Nina is one of the few recipients of Leda’s sympathy and kindness. But even with Nina, Leda is at first reticent about herself. One day, Nina’s realization that Elena has gone missing from the beach throws the whole family into tumult. Leda calmly reassures Nina amid the confusion before going off in search of the little girl. She quickly finds Elena and brings her back, to the family’s great relief. But another aspect of Leda’s intervention, which soon becomes a new source of turmoil, has gone unnoticed.

Laced through this story are episodes from Leda’s past. We see her (played in these scenes by Jessie Buckley) at the beginning of her academic career, raising two young daughters. The girls sometimes play with their mother, but more often they whine, misbehave and call for attention. Leda is impatient and exasperated; her daughters are an intolerable burden to her. She stubbornly tries to focus on her work, even refusing to kiss one daughter’s injured finger. Leda’s husband Joe (Jack Farthing) is not of much help.

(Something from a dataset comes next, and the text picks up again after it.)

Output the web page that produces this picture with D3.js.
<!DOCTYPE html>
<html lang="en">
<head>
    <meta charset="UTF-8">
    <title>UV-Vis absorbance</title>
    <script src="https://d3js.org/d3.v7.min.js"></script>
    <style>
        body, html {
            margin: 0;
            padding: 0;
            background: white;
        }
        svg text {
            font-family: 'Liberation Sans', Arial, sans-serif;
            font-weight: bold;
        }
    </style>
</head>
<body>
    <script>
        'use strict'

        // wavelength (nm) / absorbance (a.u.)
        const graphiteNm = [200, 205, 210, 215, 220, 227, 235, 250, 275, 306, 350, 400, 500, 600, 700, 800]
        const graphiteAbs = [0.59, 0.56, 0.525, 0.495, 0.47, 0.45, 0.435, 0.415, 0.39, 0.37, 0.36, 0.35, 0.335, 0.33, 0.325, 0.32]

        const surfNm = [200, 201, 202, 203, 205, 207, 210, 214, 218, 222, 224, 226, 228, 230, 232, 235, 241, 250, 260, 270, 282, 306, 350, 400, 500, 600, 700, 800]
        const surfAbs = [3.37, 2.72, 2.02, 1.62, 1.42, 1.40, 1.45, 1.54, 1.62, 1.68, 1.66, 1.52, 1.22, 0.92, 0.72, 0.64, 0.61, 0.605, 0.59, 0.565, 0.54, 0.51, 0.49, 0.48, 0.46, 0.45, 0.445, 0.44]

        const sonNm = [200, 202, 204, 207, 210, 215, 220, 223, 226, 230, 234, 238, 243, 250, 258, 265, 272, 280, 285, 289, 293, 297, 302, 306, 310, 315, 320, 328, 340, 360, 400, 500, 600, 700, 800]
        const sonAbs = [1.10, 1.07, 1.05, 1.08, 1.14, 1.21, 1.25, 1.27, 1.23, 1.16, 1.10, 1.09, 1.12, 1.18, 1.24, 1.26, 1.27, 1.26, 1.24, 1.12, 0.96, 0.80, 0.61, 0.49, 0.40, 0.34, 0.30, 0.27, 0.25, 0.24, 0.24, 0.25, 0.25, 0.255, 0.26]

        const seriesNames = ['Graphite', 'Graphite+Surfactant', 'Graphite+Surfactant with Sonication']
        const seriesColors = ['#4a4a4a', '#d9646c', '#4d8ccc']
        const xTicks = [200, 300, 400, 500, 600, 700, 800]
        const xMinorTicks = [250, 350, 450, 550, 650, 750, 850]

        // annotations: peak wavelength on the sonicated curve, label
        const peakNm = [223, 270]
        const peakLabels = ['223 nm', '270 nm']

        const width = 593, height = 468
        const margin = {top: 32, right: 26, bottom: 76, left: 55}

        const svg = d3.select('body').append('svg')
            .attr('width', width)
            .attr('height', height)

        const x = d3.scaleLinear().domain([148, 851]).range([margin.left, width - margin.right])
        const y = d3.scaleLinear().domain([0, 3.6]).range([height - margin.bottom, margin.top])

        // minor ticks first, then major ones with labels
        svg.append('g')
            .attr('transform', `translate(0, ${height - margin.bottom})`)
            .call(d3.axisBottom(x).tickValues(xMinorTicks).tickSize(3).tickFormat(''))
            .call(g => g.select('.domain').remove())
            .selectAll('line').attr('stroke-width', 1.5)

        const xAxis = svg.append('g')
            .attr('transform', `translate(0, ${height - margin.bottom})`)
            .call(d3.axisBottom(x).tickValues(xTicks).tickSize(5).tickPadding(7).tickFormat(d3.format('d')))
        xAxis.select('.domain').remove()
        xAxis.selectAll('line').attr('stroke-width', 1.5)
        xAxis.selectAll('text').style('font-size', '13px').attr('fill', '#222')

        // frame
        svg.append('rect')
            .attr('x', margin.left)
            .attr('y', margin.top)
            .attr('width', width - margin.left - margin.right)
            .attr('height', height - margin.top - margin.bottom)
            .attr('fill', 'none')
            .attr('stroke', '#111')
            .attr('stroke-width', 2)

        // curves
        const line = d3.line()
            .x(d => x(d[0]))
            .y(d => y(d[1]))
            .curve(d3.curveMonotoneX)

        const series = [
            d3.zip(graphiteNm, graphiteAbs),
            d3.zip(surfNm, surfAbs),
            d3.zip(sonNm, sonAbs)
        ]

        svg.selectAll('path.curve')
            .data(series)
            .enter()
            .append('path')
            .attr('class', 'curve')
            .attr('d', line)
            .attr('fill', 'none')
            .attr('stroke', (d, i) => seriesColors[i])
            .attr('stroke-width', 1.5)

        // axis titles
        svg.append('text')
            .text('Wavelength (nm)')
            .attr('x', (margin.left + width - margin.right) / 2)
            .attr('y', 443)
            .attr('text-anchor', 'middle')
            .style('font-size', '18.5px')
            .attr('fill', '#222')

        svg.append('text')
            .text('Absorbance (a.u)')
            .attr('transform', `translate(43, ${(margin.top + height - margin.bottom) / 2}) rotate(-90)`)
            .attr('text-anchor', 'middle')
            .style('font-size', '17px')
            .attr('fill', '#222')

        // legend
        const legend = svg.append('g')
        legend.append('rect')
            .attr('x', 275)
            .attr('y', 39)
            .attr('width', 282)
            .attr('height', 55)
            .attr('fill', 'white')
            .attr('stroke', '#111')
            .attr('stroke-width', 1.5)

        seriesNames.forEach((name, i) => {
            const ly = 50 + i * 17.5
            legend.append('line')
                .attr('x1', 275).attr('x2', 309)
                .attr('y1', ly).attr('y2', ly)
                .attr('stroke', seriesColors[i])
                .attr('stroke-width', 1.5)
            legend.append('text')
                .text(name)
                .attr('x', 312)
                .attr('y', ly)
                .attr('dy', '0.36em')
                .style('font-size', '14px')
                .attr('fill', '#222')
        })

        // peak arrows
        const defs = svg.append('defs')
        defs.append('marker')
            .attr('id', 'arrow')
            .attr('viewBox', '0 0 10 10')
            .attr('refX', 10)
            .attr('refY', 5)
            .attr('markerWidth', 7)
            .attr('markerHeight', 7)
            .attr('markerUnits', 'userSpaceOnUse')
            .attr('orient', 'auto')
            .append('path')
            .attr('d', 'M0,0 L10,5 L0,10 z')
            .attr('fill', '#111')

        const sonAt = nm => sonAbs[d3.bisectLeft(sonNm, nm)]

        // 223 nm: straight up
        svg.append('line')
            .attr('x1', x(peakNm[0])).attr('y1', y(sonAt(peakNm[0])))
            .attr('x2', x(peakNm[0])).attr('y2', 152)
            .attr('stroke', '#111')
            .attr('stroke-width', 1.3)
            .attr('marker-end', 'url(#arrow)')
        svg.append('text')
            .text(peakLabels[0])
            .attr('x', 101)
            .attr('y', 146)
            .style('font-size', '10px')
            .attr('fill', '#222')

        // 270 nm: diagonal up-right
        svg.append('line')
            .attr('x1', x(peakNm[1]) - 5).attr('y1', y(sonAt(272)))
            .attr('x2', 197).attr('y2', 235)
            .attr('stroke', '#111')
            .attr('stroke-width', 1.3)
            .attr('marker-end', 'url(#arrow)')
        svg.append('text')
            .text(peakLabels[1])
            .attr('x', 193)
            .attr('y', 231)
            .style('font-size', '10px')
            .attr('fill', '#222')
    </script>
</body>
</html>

An unexpected invitation to a conference, with expenses paid, whisks Leda away from her domestic stress. Another surprise comes when the young but esteemed Professor Hardy (Peter Sarsgaard) praises Leda’s work during his lecture, saying that Leda had anticipated a now-voguish perspective on literature. Hardy seems slightly silly and pretentious to us, but Leda is enchanted. By the end of the conference, Leda feels more restless than before.

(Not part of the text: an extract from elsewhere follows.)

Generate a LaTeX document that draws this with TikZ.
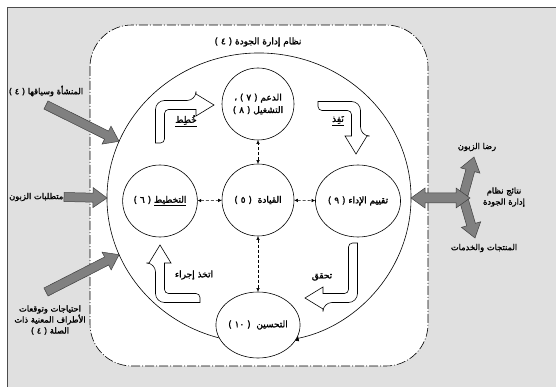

Just as Leda found her daughters burdensome, Nina begins to be overwhelmed by Elena, who has become unrelentingly cranky over a lost doll. Nina nevertheless tells Leda that she is happy with every aspect of her life. She is clearly trying to convince herself, as much as Leda, that this is true.

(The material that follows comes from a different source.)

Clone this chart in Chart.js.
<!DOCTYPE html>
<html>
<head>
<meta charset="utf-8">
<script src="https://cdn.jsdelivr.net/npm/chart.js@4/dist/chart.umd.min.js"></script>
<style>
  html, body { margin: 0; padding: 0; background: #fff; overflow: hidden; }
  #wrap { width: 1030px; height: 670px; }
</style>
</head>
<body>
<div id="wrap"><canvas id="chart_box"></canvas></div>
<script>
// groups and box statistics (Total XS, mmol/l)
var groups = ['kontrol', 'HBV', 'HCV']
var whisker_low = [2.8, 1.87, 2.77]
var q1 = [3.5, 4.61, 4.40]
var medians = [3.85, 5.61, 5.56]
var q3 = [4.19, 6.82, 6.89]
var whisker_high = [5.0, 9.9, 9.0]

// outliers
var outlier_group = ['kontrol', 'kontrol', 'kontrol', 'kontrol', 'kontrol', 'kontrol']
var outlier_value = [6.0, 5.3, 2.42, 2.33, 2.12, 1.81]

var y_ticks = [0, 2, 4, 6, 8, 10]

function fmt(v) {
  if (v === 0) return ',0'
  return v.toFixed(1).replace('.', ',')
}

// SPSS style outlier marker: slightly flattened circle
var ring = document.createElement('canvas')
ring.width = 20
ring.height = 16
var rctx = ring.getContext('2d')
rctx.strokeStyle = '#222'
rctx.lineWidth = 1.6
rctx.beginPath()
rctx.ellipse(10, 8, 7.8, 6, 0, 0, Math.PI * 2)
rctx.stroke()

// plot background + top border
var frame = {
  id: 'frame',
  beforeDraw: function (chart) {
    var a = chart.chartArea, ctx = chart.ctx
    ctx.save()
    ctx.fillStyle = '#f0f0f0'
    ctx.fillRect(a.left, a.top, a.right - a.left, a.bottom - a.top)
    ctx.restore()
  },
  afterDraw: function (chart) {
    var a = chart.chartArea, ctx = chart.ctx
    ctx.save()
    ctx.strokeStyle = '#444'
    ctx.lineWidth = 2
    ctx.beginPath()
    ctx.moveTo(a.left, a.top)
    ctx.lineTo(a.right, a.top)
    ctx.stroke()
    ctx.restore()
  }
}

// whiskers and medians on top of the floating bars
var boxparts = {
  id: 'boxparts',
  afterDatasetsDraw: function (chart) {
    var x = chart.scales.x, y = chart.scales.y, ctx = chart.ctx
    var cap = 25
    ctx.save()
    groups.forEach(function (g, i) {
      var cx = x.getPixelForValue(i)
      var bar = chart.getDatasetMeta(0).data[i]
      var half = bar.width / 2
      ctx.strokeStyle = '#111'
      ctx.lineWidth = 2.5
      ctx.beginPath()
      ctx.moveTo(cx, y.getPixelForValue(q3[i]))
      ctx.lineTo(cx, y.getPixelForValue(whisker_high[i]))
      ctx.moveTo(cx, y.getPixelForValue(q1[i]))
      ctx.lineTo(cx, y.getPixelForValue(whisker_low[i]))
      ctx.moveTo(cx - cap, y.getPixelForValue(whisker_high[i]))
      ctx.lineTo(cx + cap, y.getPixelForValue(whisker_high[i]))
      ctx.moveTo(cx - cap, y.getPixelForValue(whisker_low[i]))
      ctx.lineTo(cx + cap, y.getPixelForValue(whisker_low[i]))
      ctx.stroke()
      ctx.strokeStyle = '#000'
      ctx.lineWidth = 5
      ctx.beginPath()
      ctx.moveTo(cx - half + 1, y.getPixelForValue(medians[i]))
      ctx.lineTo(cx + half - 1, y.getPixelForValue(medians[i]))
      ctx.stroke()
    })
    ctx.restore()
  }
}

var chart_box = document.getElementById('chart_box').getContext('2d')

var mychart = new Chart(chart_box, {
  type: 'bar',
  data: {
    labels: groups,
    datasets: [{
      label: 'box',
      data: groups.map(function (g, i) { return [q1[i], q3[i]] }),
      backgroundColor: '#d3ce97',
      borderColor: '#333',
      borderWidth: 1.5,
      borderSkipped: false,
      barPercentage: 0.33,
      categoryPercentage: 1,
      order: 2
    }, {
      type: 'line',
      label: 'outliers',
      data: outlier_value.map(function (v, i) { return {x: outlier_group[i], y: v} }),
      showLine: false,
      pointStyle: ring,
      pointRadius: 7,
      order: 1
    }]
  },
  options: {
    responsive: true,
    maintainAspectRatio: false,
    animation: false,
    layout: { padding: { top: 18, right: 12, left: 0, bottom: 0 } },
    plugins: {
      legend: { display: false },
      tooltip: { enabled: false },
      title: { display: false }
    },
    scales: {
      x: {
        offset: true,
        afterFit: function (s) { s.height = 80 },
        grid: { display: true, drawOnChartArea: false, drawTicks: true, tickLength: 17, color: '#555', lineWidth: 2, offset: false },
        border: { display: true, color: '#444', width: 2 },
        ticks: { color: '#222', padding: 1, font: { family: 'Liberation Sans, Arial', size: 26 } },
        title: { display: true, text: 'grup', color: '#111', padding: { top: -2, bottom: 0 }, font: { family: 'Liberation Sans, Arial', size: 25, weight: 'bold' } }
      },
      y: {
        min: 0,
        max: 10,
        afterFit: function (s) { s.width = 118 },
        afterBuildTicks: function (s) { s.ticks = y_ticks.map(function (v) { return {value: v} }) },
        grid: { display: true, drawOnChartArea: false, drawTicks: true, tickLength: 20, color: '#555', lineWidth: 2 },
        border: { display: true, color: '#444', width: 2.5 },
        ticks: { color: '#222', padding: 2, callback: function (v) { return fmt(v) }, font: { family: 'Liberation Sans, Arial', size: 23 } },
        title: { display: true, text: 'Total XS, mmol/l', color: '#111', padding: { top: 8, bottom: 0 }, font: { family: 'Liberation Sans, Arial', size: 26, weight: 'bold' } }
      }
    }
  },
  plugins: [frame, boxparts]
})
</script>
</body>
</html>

During a climactic scene, Nina confesses that she feels depressed and appeals for Leda’s help. She feels hemmed in and can’t see a way out of her crisis. Nina is describing, it would appear, what feminist Betty Friedan in The Feminine Mystique (1963) termed “the problem that has no name,” the generalized anxiety and unhappiness of middle class women, dissatisfied with “husband and … children and … home.” As a result, the scene feels glaringly anachronistic. One might as well be fleshing out a passage from Herbert Marcuse’s One-Dimensional Man, published the following year, which also focused on “unfulfilled vital needs” and the “status quo of general repression.”

The conditions of middle class women have undergone significant changes in the past 60 years. A thin layer of professional women has prospered beyond its wildest dreams. British economist Alison Wolf already noted in 2013 that “year by year, decade by decade, more and more women have become highly educated professionals and managers. There are now more than 20 million such women in Europe alone, 80 million worldwide, and this is critical mass. … In the UK, the percentage of earnings going to the top female one per cent has doubled since the 1980s. …In America, almost 200,000 women are earning a quarter-million dollars a year, or more: and the average income, within that group, is a breath-taking $475,000.” This is the social basis for grasping gender politics.

On the other hand, millions of middle class women have joined the workforce and the vast majority of them, including teachers and other erstwhile “professionals,” have been proletarianized. The modern-day equivalents of Friedan have abandoned any pretense about being concerned with the conditions of working class women.

In short, to be frank, Nina’s anguish seems both “old-fashioned” and out of proportion to her situation.

Similar criticisms can be made about the depiction of young Leda’s frustration. The choices that she made in response to her situation (which she later divulges to Nina, and which are presented as scandalous) were not the only choices available to her. Leda began her career at a time when many professional women brought their young children to day care so that they could work. But this option does not exist in the movie, and Leda is consequently “pushed” into an act of rebellion. Had the movie been set decades earlier, this story would have been much more plausible.

But a more credible explanation for Leda’s choices, in the past and in the present, is her egotism. When Leda describes herself as a selfish person and “an unnatural mother,” she is being honest. We see this selfishness emerge in her relationship with her husband and daughters and in her relationship with Nina. Are we intended to see this unpleasant trait, honestly acknowledged or not, as something positive?

Gyllenhaal may have intended to shine a light on aspects of motherhood and professional life often swept under the rug. In itself, this would be a legitimate goal. But her picture of the situation that contemporary middle-class women face (working-class women are absent from the film) is neither thorough nor convincing. As a result, Leda becomes less sympathetic.

Colman is wonderful playing a character who throws up impenetrable defenses, yet who also seems at times to be on the brink of a confession. Buckley, too, excels in her portrayal of the ambitious and capable young Leda. But the movie, though decently made, gives the impression of having fallen well short of its ambition. Either its ideas were not terribly important, or they have not been thought through.